MUSIC AND POETRY ARE FRATERNAL TWINS (PART 2)

In some ways my musical voice and my poetic voice are very different. But both have a clearly understandable voice. In music I scream high, confident notes on the trumpet. I lead. In poetry I like to sound gentle, tender, skeptical, and humorous. As long as I know my two voices do they have to be the same? That question eludes me as it has for famous poets forever. It baffles me that my voices are different yet my music and poetry both require voices.

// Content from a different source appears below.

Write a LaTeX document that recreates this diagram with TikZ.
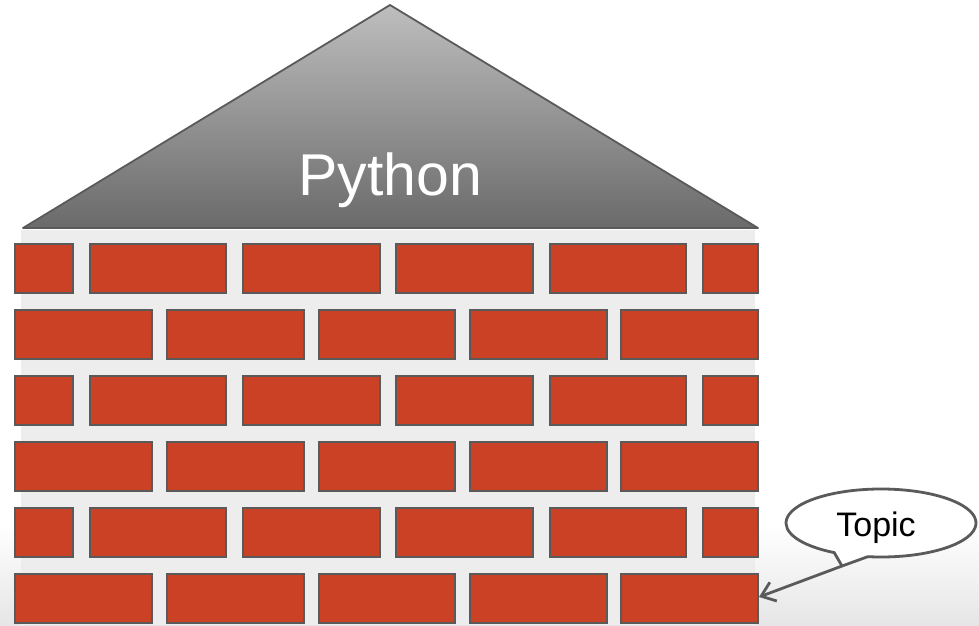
\documentclass[tikz,border=0pt]{standalone}
\usepackage{fontspec}
\setmainfont{Liberation Sans}
\usetikzlibrary{arrows.meta}
\definecolor{brickred}{HTML}{CB4125}
\definecolor{mortar}{HTML}{EDEDED}
\definecolor{edgegray}{HTML}{5A5A5A}
\definecolor{rooftop}{HTML}{BEBEBE}
\definecolor{roofbottom}{HTML}{6A6A6A}
\definecolor{floorgray}{HTML}{E6E6E6}
\tikzset{
  brick/.style={fill=brickred, draw=edgegray, line width=2.2pt},
  roofedge/.style={draw=edgegray, line width=1.8pt, line join=round},
  bubble/.style={fill=white, draw=edgegray, line width=2.8pt, line join=round},
  pointer/.style={draw=edgegray, line width=2.8pt,
    -{Straight Barb[length=13pt, width=20pt, line width=2.8pt]}},
}
\begin{document}
\begin{tikzpicture}[x=1pt, y=1pt]
  \useasboundingbox (0,0) rectangle (979,625);
  % page background: white fading to a light grey floor
  \fill[white] (0,0) rectangle (979,625);
  \shade[top color=white, bottom color=floorgray] (0,0) rectangle (979,100);

  % wall body behind the bricks
  \fill[mortar] (21,0) rectangle (755,395);

  % roof
  \shade[top color=rooftop, bottom color=roofbottom]
    (390,620) -- (758,397) -- (23,397) -- cycle;
  \draw[roofedge] (390,620) -- (758,397) -- (23,397) -- cycle;
  \node[anchor=base, text=white, font=\fontsize{59}{59}\selectfont, inner sep=0pt]
    (python) at (390,430) {Python};

  % brick courses (rows alternate between two bond patterns)
  \foreach \k in {0,2,4} {
    \foreach \xa/\xb in {15/73, 90/226, 243/380, 396/533, 550/686, 703/758} {
      \draw[brick] (\xa,{332-66*\k}) rectangle (\xb,{381-66*\k});
    }
  }
  \foreach \k in {1,3,5} {
    \foreach \xa/\xb in {15/152, 167/304, 319/455, 470/607, 621/758} {
      \draw[brick] (\xa,{332-66*\k}) rectangle (\xb,{381-66*\k});
    }
  }

  % speech bubble with its tail
  \coordinate (bubblec) at (881,102);
  \coordinate (tailtip) at (842,59);
  \coordinate (target) at (759,28);
  \draw[bubble] (bubblec) ++(262:95 and 34)
    arc[start angle=262, end angle=600.5, x radius=95, y radius=34]
    -- (tailtip) -- cycle;
  \node[anchor=base, font=\fontsize{34}{34}\selectfont, inner sep=0pt]
    (topic) at (876,89) {Topic};
  \draw[pointer] (tailtip) -- (target);
\end{tikzpicture}
\end{document}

Other similarities between my music and my poetry include:

  • Starting a tune or poem by thinking about the form that fits

  • Lines, stanzas, a bridge (a turn), repeats, and refrains that reflects the tone

  • Finding devices to create tension and resolution, or no resolution

  • When dissonance needs to resolve with harmony

  • Flowing like lyrical enjambment or caesuras and hard stops

  • Standard rhythms, odd rhythms and unexpected rhythms

  • Sounds that are soft and buttery or sharp screaming attacks

  • The strategy of high and low register of musical notes and poetic words

I play, literally and figuratively, from my musical library and as Bardo Poetry, I write from the library of ideas in my head and on my shelf. Is that enough? Not for me. I want something more. I want my trumpet to sing just as a line of my poetry sings. I once sang when I played the trumpet solo from An American in Paris by Gershwin. There is no adequate word for that high. I have musical clunkers and poetic clunkers. They are both very obvious and rise above the well-formed phrases. They are both rare occurrences when all the elements and techniques I have found and learned come together in a book such as Grasshopper Dreams. I always wonder why one bad note, or word, can taint an entire piece of music or prose—but it does. What makes us that way? Music and poetry are right-brain companions. To be drawn to one is to be drawn to the other. To find one in my nature is to find the other. When I just play the notes it is a left brain activity. For me it’s mechanical and boring. Is just writing the words also mechanical and tiring? I hope I play music and write poetry with sounds and ideas that are pleasing and surprising.